OXFORD, Miss. (AP) - In a March 19 about bidding on a contract to provide parking meters in Oxford, The Associated Press erroneously reported the amount of the lowest bid. The low bid was $386,784.
A corrected version of the story is below.
Parking meter bids stalled
Oxford board wants more info before giving OK to parking plan
OXFORD, Miss. (AP) - The Oxford Parking Commission is holding off on recommending a contract bid on about 300 parking meters for the downtown area.
The Oxford Eagle reports (http://bit.ly/1l3zimx) the commission will make recommendation to the city’s board of alderman, which has the final decision.
City Planner Tim Akers said three bids came in with Bennett Construction having the lowest bid of $386,784 for basic services.
The bids also came with alternative bids that included upgrades on technology and software for parking sensors that would allow parking officials to know if a vehicle has left a parking space or has been sitting there with its owner “feeding” the meters. The alternative would add about another $100,000 to the cost.
Parking Commission member Kevin Frye said the sensors were necessary, particularly to help manage parking on home football game weekends.
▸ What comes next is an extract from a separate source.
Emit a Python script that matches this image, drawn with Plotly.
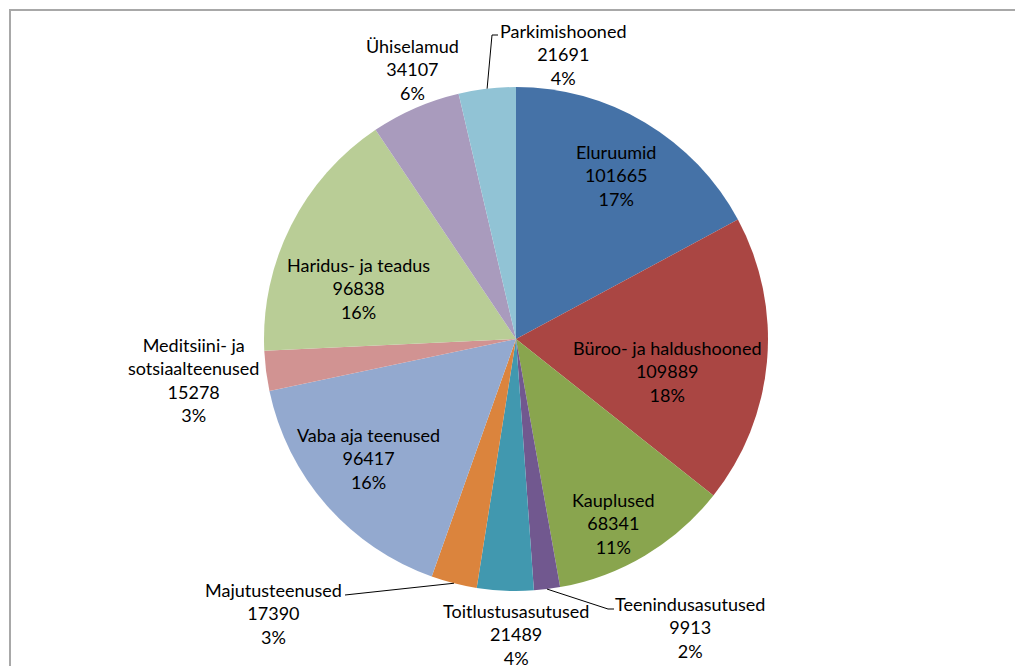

“We haven’t really talked about game-day weekends yet,” Frye said. “I thought our main goal was to manage parking. If we decide to limit the time people can be parked on the Square on those Saturdays, we would need this for enforcement.”
Parking Manager Matt Davis said the city wants to start off simple and once the community is used to the new metered parking system, other technology can be added.
Other questions were about the use of credit or debit cards and how fees on the use of those cards would be handed.
Commissioner Jeff Triplette said he was not comfortable voting to recommend the bid to the aldermen without more information.
“I don’t run a business that way and I, for one, won’t vote on inaccurate information,” he said. “I have yet to see a viable operational budget for this system. We were told this would be significantly cheaper than what we have right now and I’m not seeing that.”
Parking Commission Chairman Tom Sharpe said the system will probably cost the city close to the same $250,000 a year that it is currently paying to be contracted with Standard Parking to manage the parking downtown.